12. In Kunhayammed and Ors. v. State of Kerala and Anr. JT 2009 (9) SC 110, the Supreme Court examined the doctrine of merger when a SLP is dismissed either by a non-speaking order or a speaking order and when a Civil Appeal is dismissed with a speaking order or a non-speaking order. Considering the doctrine or merger and the right of review, it was observed by the Supreme Court as under:

The doctrine of merger and the right of review are concepts which are closely inter-linked. If the judgment of the High Court has come up to this Court by way of a special leave, and special leave is granted and the appeal is disposed of with or without reasons, by affirmance or otherwise, the judgment of the High Court merges with that of this Court. In that event, it is not permissible to move the High Court by review because the judgment of the High Court has merged with the judgment of this Court But where the SLP is dismissed - there being no merger, the aggrieved party is not deprived of any statutory right of review, if it was available and he can pursue it. It may be that the review Court may interfere, or it may not interfere depending upon the law and principles applicable to interference in the review. But the High Court, if it exercises a power of review or deals with a review application on merits - in a case where the High Court''s order had not merged with an order passed by this Court after grant of special leave -the High Court could not, in law, be said to be wrong in exercising statutory jurisdiction or power vested in it.

13. In Paragraph 34 of the judgment, the Hon''ble Supreme Court sum up the conclusions as follows:

(i) Where an appeal or revision is provided against an order passed by a Court, tribunal or any other authority before superior forum and such superior forum modifies, reverses or affirms the decision put in issue before it, the decision by the subordinate forum merges in the decision by the superior forum and it is the latter which subsists, remains operative and is capable of enforcement in the eye of law.

(ii) The jurisdiction conferred by Article 136 of the Constitution is divisible into two stages. First stage is upto the disposal of prayer for special leave to file an appeal. The second stage commences if and when the leave to appeal is granted and SLP is converted into an appeal.

(iii) Doctrine of merger is not a doctrine of universal or unlimited application. It will depend on the nature of jurisdiction exercised by the superior forum and the content or subject-matter of challenge laid or capable of being laid shall be determinative of the applicability of merger. The superior jurisdiction should be capable of reversing, modifying or affirming the order put in issue before it. Under Article 136 of the Constitution the Supreme Court may reverse, modify or affirm the judgment-decree or order appealed against while exercising its appellate jurisdiction and not while exercising the discretionary jurisdiction disposing of petition for special leave to appeal. The doctrine of merger can therefore be applied to the former and not to the latter.

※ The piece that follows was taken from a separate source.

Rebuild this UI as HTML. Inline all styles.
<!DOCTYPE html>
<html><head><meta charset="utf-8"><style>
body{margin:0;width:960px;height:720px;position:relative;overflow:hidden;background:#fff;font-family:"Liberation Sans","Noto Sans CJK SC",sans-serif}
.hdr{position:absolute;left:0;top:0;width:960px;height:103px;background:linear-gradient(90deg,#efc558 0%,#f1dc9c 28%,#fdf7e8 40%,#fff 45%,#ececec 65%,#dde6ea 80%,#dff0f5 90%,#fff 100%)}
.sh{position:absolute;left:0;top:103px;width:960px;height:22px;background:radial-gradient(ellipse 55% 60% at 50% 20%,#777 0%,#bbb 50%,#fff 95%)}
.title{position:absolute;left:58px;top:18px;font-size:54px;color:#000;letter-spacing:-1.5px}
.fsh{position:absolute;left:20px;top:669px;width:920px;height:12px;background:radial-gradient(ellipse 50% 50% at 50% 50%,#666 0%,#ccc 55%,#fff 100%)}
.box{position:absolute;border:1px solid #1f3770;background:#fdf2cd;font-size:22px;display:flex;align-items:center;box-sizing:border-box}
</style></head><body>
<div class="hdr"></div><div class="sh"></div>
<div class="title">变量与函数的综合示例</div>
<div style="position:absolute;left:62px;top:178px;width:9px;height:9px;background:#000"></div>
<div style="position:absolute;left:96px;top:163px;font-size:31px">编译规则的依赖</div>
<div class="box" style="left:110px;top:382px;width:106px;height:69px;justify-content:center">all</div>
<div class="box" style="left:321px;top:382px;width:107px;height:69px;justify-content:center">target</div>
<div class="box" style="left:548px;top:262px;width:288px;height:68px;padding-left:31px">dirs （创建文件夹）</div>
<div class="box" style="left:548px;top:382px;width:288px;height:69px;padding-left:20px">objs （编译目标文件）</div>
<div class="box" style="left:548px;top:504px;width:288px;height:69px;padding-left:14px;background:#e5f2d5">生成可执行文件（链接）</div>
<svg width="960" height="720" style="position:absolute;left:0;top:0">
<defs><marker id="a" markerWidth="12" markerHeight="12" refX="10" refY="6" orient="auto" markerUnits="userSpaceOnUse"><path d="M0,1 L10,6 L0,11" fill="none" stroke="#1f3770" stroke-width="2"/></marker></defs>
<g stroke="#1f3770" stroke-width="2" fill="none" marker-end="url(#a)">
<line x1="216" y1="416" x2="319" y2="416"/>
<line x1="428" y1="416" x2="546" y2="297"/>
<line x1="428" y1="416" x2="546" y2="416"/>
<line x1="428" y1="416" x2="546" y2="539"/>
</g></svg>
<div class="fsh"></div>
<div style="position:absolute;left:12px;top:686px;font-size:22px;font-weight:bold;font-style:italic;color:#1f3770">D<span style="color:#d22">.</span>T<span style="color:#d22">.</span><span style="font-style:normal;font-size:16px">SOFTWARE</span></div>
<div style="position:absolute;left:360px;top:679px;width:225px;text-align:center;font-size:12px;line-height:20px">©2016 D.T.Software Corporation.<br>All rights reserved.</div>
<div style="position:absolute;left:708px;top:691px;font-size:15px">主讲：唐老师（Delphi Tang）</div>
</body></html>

(iv) An order refusing special leave to appeal may be a non-speaking order or speaking one. In either case it does not attract the doctrine of merger. An order refusing special leave to appeal does not stand substituted in place of the order under challenge. All that it means is that the Court was not inclined to exercise its discretion so as to allow the appeal being filed.

(v) If the order refusing leave to appeal is a speaking order, i.e. gives reasons for refusing the grant of leave, then the order has two implications. Firstly, the statement of law contained in the order is a declaration of law by the Supreme Court within the meaning of Article 141 of the Constitution. Secondly, other than the declaration of law, whatever is stated in the order are the findings recorded by the Supreme Court which would bind the parties thereto and also the Court, tribunal or authority in any proceedings subsequent thereto by way of judicial discipline, the Supreme Court being the Apex Court of the country. But, this order does not amount to saying that the order of the Court, tribunal or authority below has stood merged in the order of Supreme Court rejecting SLP or that the order of the Supreme Court is the only order binding as res judicata in subsequent proceedings between the parties.

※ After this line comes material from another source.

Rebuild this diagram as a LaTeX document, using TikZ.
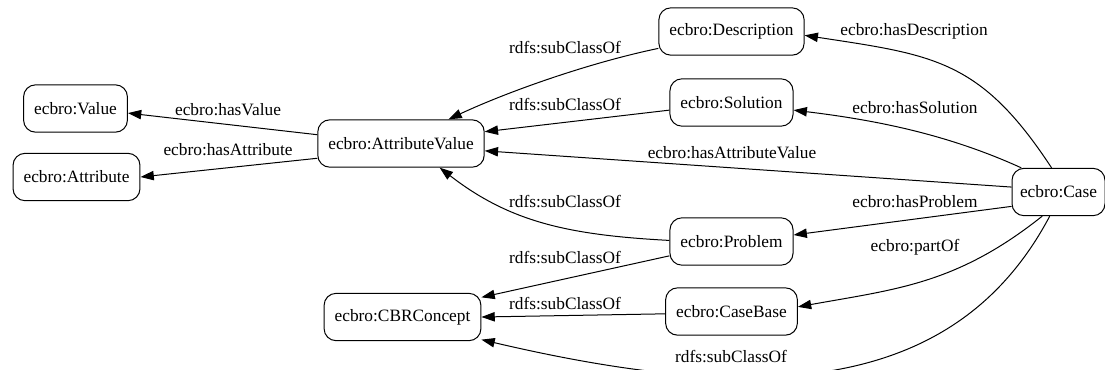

(vi) Once leave to appeal has been granted and appellate jurisdiction of Supreme Court has been invoked the order passed in appeal would attract the doctrine of merger; the order may be of reversal, modification or merely affirmation.

14. The same view has again been reiterated by the Hon''ble Supreme Court in the case of Sri Ramnik Vallabhdas Madhvani and Others Vs. Taraben Pravinlal Madhvani, wherein it has been held that disposal of SLP against judgment of the High Court does not mean that the said judgment is affirmed by such dismissal. The order on a SLP at the admission stage also does not operate as res judicata.

15. From the pronouncement of the Hon''ble Apex Court, it is clear that dismissal at the stage of special leave by non-speaking order does not constitute res judicata and does not culminate in merger of the impugned decision and hence it would not by itself preclude the aggrieved party from invoking review jurisdiction. The Hon''ble Apex Court has clarified that rejection of SLP without notice even if the order is reasoned or speaking also does not culminate in merger of the impugned decision. In the light of the above ratio laid down by the Hon''ble Apex Court, the order passed in SLP being an order of dismissal simplicitor in as much as the Hon''ble Apex Court simply refused to grant leave to convert petition into appeal hence the doctrine of merger is not attracted for application.

16. In view of the above facts and discussions and the settled law on the subject, the dispute in the present writ petition clearly falls within the territorial jurisdiction of Lucknow Bench of this Court hence the writ petition was wrongly entertained and disposed of by this Court.

17. In view of the above, the judgment and order dated 1.5.2007 is liable to be recalled and is hereby recalled. The writ petition stands restored to its original number. The office is directed to remit the record of this case to the Lucknow Bench of this Court for disposal.